How do correlation and variance of base-experts affect fusion in biometric authentication tasks?

Combining multiple information sources such as subbands, streams (with different features) and multimodal data has been shown to be a very promising trend, both in experiments and to some extents in real-life biometric authentication applications. Despite considerable efforts in fusions, there is a lack of understanding on the roles and effects of correlation and variance (of both the client and impostor scores of base-classifiers/experts). Often, scores are assumed to be independent. In this paper, we explicitly consider this factor using a theoretical model, called variance reduction-equal error rate (VR-EER) analysis. Assuming that client and impostor scores are approximately Gaussian distributed, we showed that equal error rate (EER) can be modeled as a function of F-ratio, which itself is a function of 1) correlation; 2) variance of base-experts; and 3) difference of client and impostor means. To achieve lower EER, smaller correlation and average variance of base-experts, and larger mean difference are desirable. Furthermore, analysing any of these factors independently, e.g. focusing on correlation alone, could be miss-leading. Experimental results on the BANCA multimodal database confirm our findings using VR-EER analysis. We analyzed four commonly encountered scenarios in biometric authentication which include fusing correlated/uncorrelated base-experts of similar/different performances.
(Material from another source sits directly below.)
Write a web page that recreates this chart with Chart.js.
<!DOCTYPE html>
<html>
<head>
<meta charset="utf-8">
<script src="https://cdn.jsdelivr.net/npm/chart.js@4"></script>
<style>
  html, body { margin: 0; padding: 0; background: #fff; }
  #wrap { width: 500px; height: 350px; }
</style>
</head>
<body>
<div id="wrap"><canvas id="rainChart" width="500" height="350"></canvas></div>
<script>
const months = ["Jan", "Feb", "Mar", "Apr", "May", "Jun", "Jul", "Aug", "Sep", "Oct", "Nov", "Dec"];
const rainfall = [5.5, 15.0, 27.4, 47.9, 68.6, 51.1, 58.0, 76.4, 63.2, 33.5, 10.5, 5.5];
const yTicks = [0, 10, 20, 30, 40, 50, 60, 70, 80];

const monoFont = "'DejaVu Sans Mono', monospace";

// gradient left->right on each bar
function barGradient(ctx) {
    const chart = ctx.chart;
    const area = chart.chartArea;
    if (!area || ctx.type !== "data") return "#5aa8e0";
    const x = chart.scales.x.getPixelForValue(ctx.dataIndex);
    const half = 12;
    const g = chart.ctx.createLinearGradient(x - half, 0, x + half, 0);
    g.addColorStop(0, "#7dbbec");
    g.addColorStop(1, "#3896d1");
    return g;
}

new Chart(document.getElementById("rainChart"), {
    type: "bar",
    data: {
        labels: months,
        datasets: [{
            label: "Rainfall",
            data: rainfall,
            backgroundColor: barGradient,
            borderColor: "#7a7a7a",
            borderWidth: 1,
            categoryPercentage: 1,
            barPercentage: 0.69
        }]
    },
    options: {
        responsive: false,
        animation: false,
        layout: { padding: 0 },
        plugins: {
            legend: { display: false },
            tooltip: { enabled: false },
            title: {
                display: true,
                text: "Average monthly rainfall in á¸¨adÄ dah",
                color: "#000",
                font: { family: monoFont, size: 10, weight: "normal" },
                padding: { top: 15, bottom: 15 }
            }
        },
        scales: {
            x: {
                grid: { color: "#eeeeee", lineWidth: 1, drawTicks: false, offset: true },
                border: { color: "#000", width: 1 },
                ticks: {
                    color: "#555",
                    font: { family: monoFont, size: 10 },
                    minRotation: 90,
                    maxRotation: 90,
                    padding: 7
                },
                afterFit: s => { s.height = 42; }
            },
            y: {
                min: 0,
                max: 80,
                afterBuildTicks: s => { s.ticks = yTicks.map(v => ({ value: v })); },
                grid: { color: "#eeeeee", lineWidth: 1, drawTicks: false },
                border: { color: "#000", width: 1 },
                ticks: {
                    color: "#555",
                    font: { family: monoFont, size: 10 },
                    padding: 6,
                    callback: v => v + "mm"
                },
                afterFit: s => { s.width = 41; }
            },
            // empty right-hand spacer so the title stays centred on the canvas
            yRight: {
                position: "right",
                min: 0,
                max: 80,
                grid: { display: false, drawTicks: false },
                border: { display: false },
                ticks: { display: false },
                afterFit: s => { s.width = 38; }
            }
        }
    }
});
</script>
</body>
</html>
The analysis explains and shows that fusing systems of different performances is not always beneficial. One of the most important findings is that positive correlation hurts fusion while negative correlation (greater diversity, which measures the spread of prediction score with respect to the fused score), improves fusion. However, by linking the concept of ambiguity decomposition to classification problem, it is found that diversity is not sufficient to be an evaluation criterion (to compare several fusion systems), unless measures are taken to normalize the (class-dependent) variance. Moreover, by linking the concept of bias-variance-co-variance decomposition to classification using EER, it is found that if the inherent mismatch (between training and test sessions) can be learned from the data, such mismatch can be incorporated into the fusion system as a part of training parameters.